Je note avec plaisir que la quasi-totalité de nos propositions figure dans vos engagements d’hier, renouvelés cette après-midi. C’est la preuve que le débat et le travail parlementaires ont été utiles.
Le doute est donc levé. Néanmoins, permettez-moi de le répéter, il est dommage qu’il ait perduré si longtemps. Il est dommage qu’il ait été nourri, à différentes occasions, de rumeurs ou de vérités venues perturber notre confiance dans l’idée que puisse se tenir ce rendez-vous démocratique absolument nécessaire.
C’est d’autant plus vrai que le rendez-vous du mois de juin 2020 s’est déroulé dans des conditions bien moins favorables que celles de juin prochain. Nous avons heureusement progressé collectivement, à la faveur du vaccin, de la connaissance médicale, mais aussi des capacités de protection.
Nous ne pouvions être privés de ce rythme démocratique. La République ne pouvait en être privée. Il est absolument nécessaire et, sur le plan électoral, nous avons besoin, quoi qu’il en coûte – si vous me permettez cette expression –, que les Français se mobilisent de façon importante. Ils l’ont d’ailleurs fait dans le Gard, le week-end dernier, et dans quelques autres départements où, convoqués aux urnes, ils sont allés voter de façon importante.
Gageons que, au mois de juin, cette mobilisation se maintiendra. Parce que le temps nous est désormais compté, elle dépendra de notre capacité à aller vite dans ces mesures de nature majoritairement réglementaire que nous vous avions proposées et que vous avez reprises. Une décision rapide permettra de rassurer les Français et de se mettre en campagne. Nous sommes en effet, aujourd’hui, à deux mois de ces élections.

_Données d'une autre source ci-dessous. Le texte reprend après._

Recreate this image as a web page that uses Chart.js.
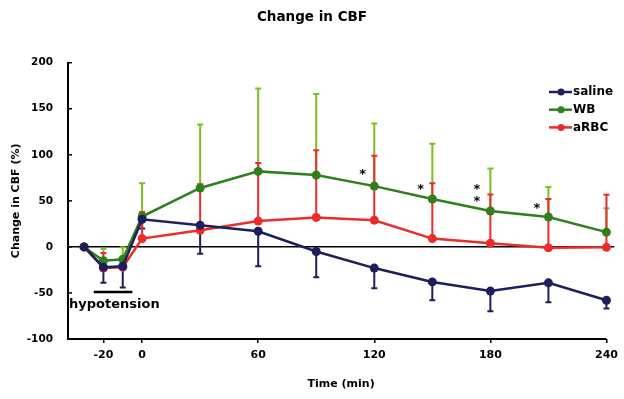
<!DOCTYPE html>
<html>
<head>
<meta charset="utf-8">
<script src="https://cdn.jsdelivr.net/npm/chart.js@4.4.1/dist/chart.umd.min.js"></script>
<style>
  html, body { margin: 0; padding: 0; background: #fff; }
  #wrap { width: 624px; height: 399px; }
</style>
</head>
<body>
<div id="wrap"><canvas id="cbf" width="624" height="399"></canvas></div>
<script>
// Change in CBF after hypotension, three resuscitation groups

const times = [-30, -20, -10, 0, 30, 60, 90, 120, 150, 180, 210, 240];
const xTicks = [-20, 0, 60, 120, 180, 240];

const saline = [0, -22, -21, 30, 23.5, 17, -5, -23, -38, -48, -39, -58];
const salineSD = [0, 17, 23, 10, 31, 38, 28, 22, 20, 22, 21, 9];

const wb = [0, -15, -13.5, 33, 64, 82, 78, 66, 52, 39, 32.5, 16];
const wbSD = [0, 13, 13, 36, 69, 90, 88, 68, 60, 46, 32.5, 26];

const arbc = [0, -23, -22, 9, 18, 28, 32, 29, 9, 4, -1, -0.5];
const arbcSD = [0, 16.5, 10, 29, 50, 63, 73, 70, 60, 53, 53, 57];

// significance marks (time, value)
const starX = [114, 144, 173, 173, 204];
const starY = [82, 65, 65.5, 52, 45];

const hypoText = 'hypotension';
const hypoFrom = -25;
const hypoTo = -5;
const hypoLevel = -49;

const FONT = 'DejaVu Sans';
Chart.defaults.font.family = FONT;
Chart.defaults.color = '#000';

const series = [
  { label: 'saline', data: saline, sd: salineSD, dir: -1, color: '#1c1f5c', bar: '#1c1f5c' },
  { label: 'WB', data: wb, sd: wbSD, dir: 1, color: '#2f7f1c', bar: '#7cbf1e' },
  { label: 'aRBC', data: arbc, sd: arbcSD, dir: 1, color: '#ec2b2b', bar: '#ec2b2b' },
];

const toXY = (vals) => vals.map((v, i) => ({ x: times[i], y: v }));

const errorBars = {
  id: 'errorBars',
  beforeDatasetsDraw(chart) {
    const { ctx, scales: { x, y } } = chart;
    ctx.save();
    ctx.lineWidth = 2;
    series.forEach((s) => {
      ctx.strokeStyle = s.bar;
      s.data.forEach((v, i) => {
        if (!s.sd[i]) return;
        const px = x.getPixelForValue(times[i]);
        const y0 = y.getPixelForValue(v);
        const y1 = y.getPixelForValue(v + s.dir * s.sd[i]);
        ctx.beginPath();
        ctx.moveTo(px, y0);
        ctx.lineTo(px, y1);
        ctx.moveTo(px - 3, y1);
        ctx.lineTo(px + 3, y1);
        ctx.stroke();
      });
    });
    ctx.restore();
  },
  afterDraw(chart) {
    const { ctx, chartArea, scales: { x, y } } = chart;
    ctx.save();
    // x axis line stops at the last tick
    ctx.strokeStyle = '#000';
    ctx.lineWidth = 2;
    ctx.beginPath();
    ctx.moveTo(chartArea.left - 1, chartArea.bottom);
    ctx.lineTo(x.getPixelForValue(xTicks[xTicks.length - 1]), chartArea.bottom);
    ctx.stroke();
    // inward ticks on y
    ctx.lineWidth = 1.5;
    y.ticks.forEach((t) => {
      const py = y.getPixelForValue(t.value);
      ctx.beginPath();
      ctx.moveTo(chartArea.left, py);
      ctx.lineTo(chartArea.left + 4, py);
      ctx.stroke();
    });

    // asterisks
    ctx.fillStyle = '#000';
    ctx.font = 'bold 13px ' + FONT;
    ctx.textAlign = 'center';
    ctx.textBaseline = 'middle';
    starX.forEach((sx, i) => {
      ctx.fillText('*', x.getPixelForValue(sx), y.getPixelForValue(starY[i]) + 3);
    });

    // hypotension label
    ctx.font = 'bold 13px ' + FONT;
    ctx.textAlign = 'left';
    ctx.fillText(hypoText, chartArea.left + 1, y.getPixelForValue(hypoLevel) + 13);

    // legend
    ctx.font = 'bold 12px ' + FONT;
    series.forEach((s, i) => {
      const ly = 92 + i * 17.7;
      ctx.strokeStyle = s.color;
      ctx.fillStyle = s.color;
      ctx.lineWidth = 2.5;
      ctx.beginPath();
      ctx.moveTo(549, ly);
      ctx.lineTo(572, ly);
      ctx.stroke();
      ctx.beginPath();
      ctx.arc(561, ly, 3.5, 0, Math.PI * 2);
      ctx.fill();
      ctx.fillStyle = '#000';
      ctx.fillText(s.label, 573, ly);
    });
    ctx.restore();
  },
};

new Chart(document.getElementById('cbf'), {
  type: 'line',
  data: {
    datasets: [
      ...series.map((s) => ({
        label: s.label,
        data: toXY(s.data),
        borderColor: s.color,
        backgroundColor: s.color,
        borderWidth: 2.5,
        pointRadius: 4.5,
        pointBorderWidth: 0,
        tension: 0,
      })),
      {
        label: 'hypotension',
        data: [{ x: hypoFrom, y: hypoLevel }, { x: hypoTo, y: hypoLevel }],
        borderColor: '#000',
        borderWidth: 2.5,
        pointRadius: 0,
      },
    ],
  },
  options: {
    responsive: false,
    animation: false,
    layout: { padding: 0 },
    plugins: {
      legend: { display: false },
      tooltip: { enabled: false },
      title: {
        display: true,
        text: 'Change in CBF',
        font: { size: 13.5, weight: 'bold' },
        color: '#000',
        padding: { top: 9, bottom: 37.5 },
      },
    },
    scales: {
      x: {
        type: 'linear',
        min: -38.3,
        max: 244,
        afterBuildTicks: (s) => { s.ticks = xTicks.map((v) => ({ value: v })); },
        afterFit: (s) => { s.height = 60; },
        border: { display: false },
        grid: { drawOnChartArea: false, drawTicks: true, tickLength: 4, color: '#000', lineWidth: 1.5 },
        ticks: { font: { size: 11, weight: 'bold' }, color: '#000', padding: 6, maxRotation: 0 },
        title: {
          display: true,
          text: 'Time (min)',
          font: { size: 11, weight: 'bold' },
          color: '#000',
          padding: { top: 0, bottom: 8 },
        },
      },
      y: {
        min: -100,
        max: 200,
        afterFit: (s) => { s.width = 68; },
        border: { display: true, color: '#000', width: 2 },
        grid: {
          drawTicks: false,
          color: (c) => (c.tick && c.tick.value === 0 ? '#000' : 'rgba(0,0,0,0)'),
          lineWidth: 1.5,
        },
        ticks: { stepSize: 50, font: { size: 10.5, weight: 'bold' }, color: '#000', padding: 15 },
        title: {
          display: true,
          text: 'Change in CBF (%)',
          font: { size: 11, weight: 'bold' },
          color: '#000',
          padding: { top: 10, bottom: 0 },
        },
      },
    },
  },
  plugins: [errorBars],
});
</script>
</body>
</html>
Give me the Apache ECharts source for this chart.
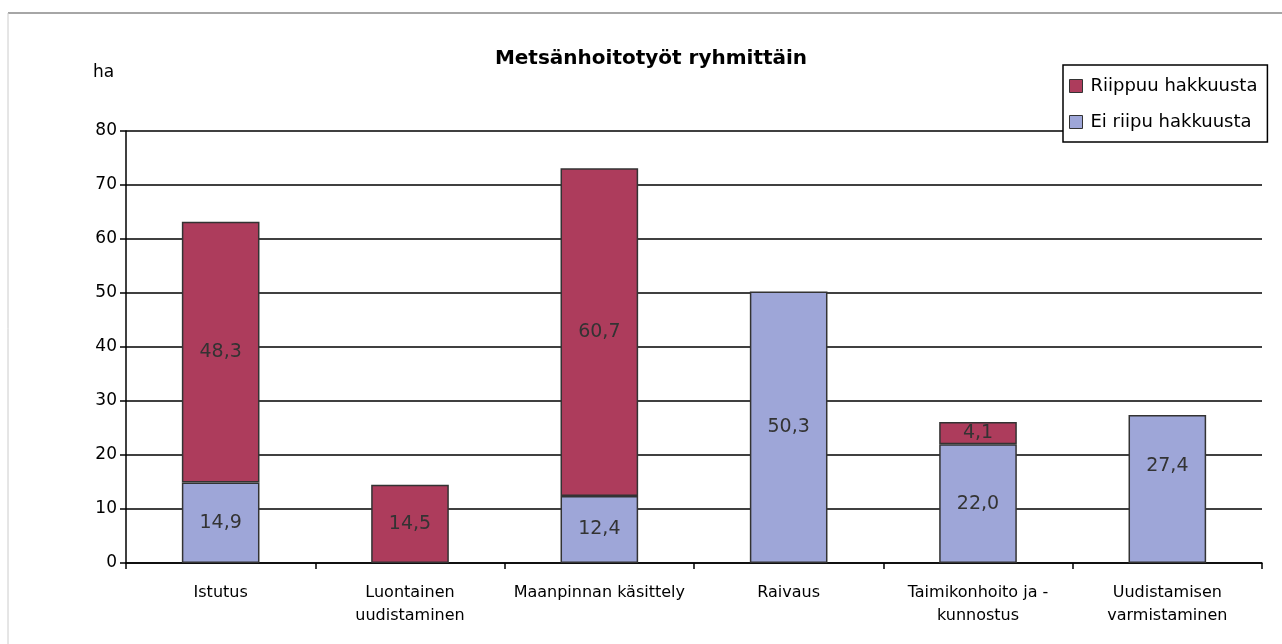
<!DOCTYPE html>
<html><head><meta charset="utf-8">
<script src="https://cdn.jsdelivr.net/npm/echarts@6/dist/echarts.min.js"></script>
<style>html,body{margin:0;padding:0;background:#fff}#c{width:1282px;height:644px}</style>
</head><body><div id="c"></div>
<script>
const categories = ['Istutus', 'Luontainen\nuudistaminen', 'Maanpinnan käsittely', 'Raivaus', 'Taimikonhoito ja -\nkunnostus', 'Uudistamisen\nvarmistaminen'];
const riippuu = [48.3, 14.5, 60.7, null, 4.1, null];
const eiRiipu = [14.9, null, 12.4, 50.3, 22.0, 27.4];
const yTicks = [0, 10, 20, 30, 40, 50, 60, 70, 80];

const FONT = 'DejaVu Sans, Arial';
const chart = echarts.init(document.getElementById('c'));
const fmt = p => (p.value == null ? '' : Number(p.value).toFixed(1).replace('.', ','));
const lbl = {show: true, position: 'inside', color: '#333', fontFamily: FONT, fontSize: 19, formatter: fmt};
// last bar's label sits higher in the reference
const eiRiipuData = eiRiipu.map((v, i) => i === eiRiipu.length - 1 ? {value: v, label: {offset: [0, -23]}} : v);
chart.setOption({
  animation: false,
  backgroundColor: '#fff',
  title: {text: 'Metsänhoitotyöt ryhmittäin', left: 646, top: 44, textAlign: 'center',
    textStyle: {fontFamily: FONT, fontSize: 20, fontWeight: 'bold', color: '#000'}},
  graphic: [
    {type: 'text', left: 93, top: 64, style: {text: 'ha', fontFamily: FONT, fontSize: 17, fill: '#000'}},
    {type: 'line', shape: {x1: 8, y1: 13, x2: 1282, y2: 13}, style: {stroke: '#888', lineWidth: 1.5}},
    {type: 'line', shape: {x1: 8, y1: 13, x2: 8, y2: 644}, style: {stroke: '#ccc', lineWidth: 1}}
  ],
  legend: {
    orient: 'vertical', left: 1063, top: 65,
    data: ['Riippuu hakkuusta', 'Ei riipu hakkuusta'],
    backgroundColor: '#fff', borderColor: '#000', borderWidth: 1.5, borderRadius: 0,
    padding: [12, 10, 11, 6], itemGap: 18, itemWidth: 13, itemHeight: 13,
    icon: 'rect', itemStyle: {borderColor: '#333', borderWidth: 1},
    textStyle: {fontFamily: FONT, fontSize: 18, color: '#000', padding: [0, 0, 0, 3]}
  },
  grid: {left: 126, right: 20, top: 131, bottom: 81, containLabel: false},
  xAxis: {
    type: 'category', data: categories,
    axisLine: {lineStyle: {color: '#000', width: 1.5}},
    axisTick: {show: true, length: 6, lineStyle: {color: '#000', width: 1.5}},
    axisLabel: {color: '#000', fontFamily: FONT, fontSize: 16, margin: 18, lineHeight: 23, interval: 0}
  },
  yAxis: {
    type: 'value', min: 0, max: 80, interval: 10,
    axisLine: {show: true, lineStyle: {color: '#000', width: 1.5}},
    axisTick: {show: true, length: 6, lineStyle: {color: '#000', width: 1.5}},
    axisLabel: {color: '#000', fontFamily: FONT, fontSize: 17, margin: 9,
      formatter: v => yTicks.includes(v) ? String(v) : ''},
    splitLine: {show: true, lineStyle: {color: '#000', width: 1.5}}
  },
  series: [
    {name: 'Ei riipu hakkuusta', type: 'bar', stack: 'a', data: eiRiipuData, barWidth: '41%',
      itemStyle: {color: '#9ea6d8', borderColor: '#333', borderWidth: 1.5}, label: lbl, z: 3},
    {name: 'Riippuu hakkuusta', type: 'bar', stack: 'a', data: riippuu, barWidth: '41%',
      itemStyle: {color: '#ad3c5c', borderColor: '#333', borderWidth: 1.5}, label: lbl, z: 3}
  ]
});
</script></body></html>
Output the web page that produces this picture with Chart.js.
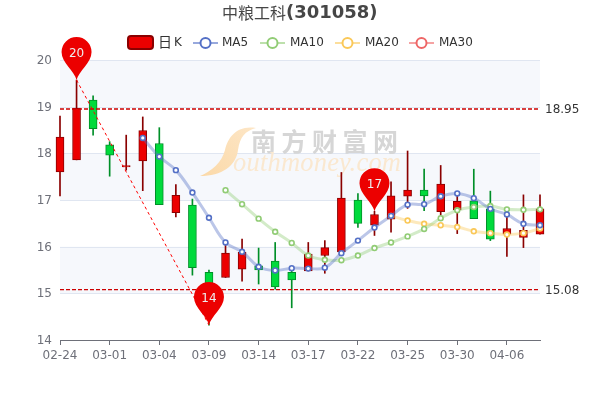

Vous avez décidé, monsieur le Premier ministre, d’en changer la date, et c’est votre liberté. Les 13 et 20 juin, pour des raisons de mobilisation des uns ou des autres, nous paraissaient plus adaptés pour aller voter. Je ne porte pas de jugement de valeur sur ce décalage d’une semaine. J’espère simplement que cette semaine supplémentaire nous apportera le bénéfice d’une plus grande participation.
Je vous livre deux observations sur les propositions que vous nous avez faites, monsieur le Premier ministre.
D’une part, s’agissant de la mesure de mutualisation des bureaux de vote, qui, en fait, relève du décret du 4 février 2021, donc est à la main des maires, peut-être conviendra-t-il de sensibiliser ces derniers sur ces sujets. Il s’agit de questions importantes, comme celle de la vaccination des membres des bureaux.
D’autre part, la commission des lois du Sénat a proposé que l’État, au travers de son représentant, définisse dans les départements la manière dont ces élections doivent s’organiser et en fixe les conditions sanitaires. Pour permettre la participation à ce rendez-vous électoral, il est nécessaire de rassurer le plus grand nombre d’entre nous.
Monsieur le Premier ministre, mes chers collègues, le débat d’aujourd’hui aura peut-être la vertu, si ce n’est de changer notre conviction en faveur d’un vote au mois de juin, du moins de lever les doutes.
Les conditions que vous nous avez présentées et celles que nous vous proposons en complément, par leur caractère pratique et immédiat, devraient nous permettre, nous l’espérons, de lever tous les doutes. (Applaudissements sur les travées du groupe Les Républicains, ainsi que sur des travées du groupe UC. – M. Patrick Kanner et Mme Cécile Cukierman applaudissent également.)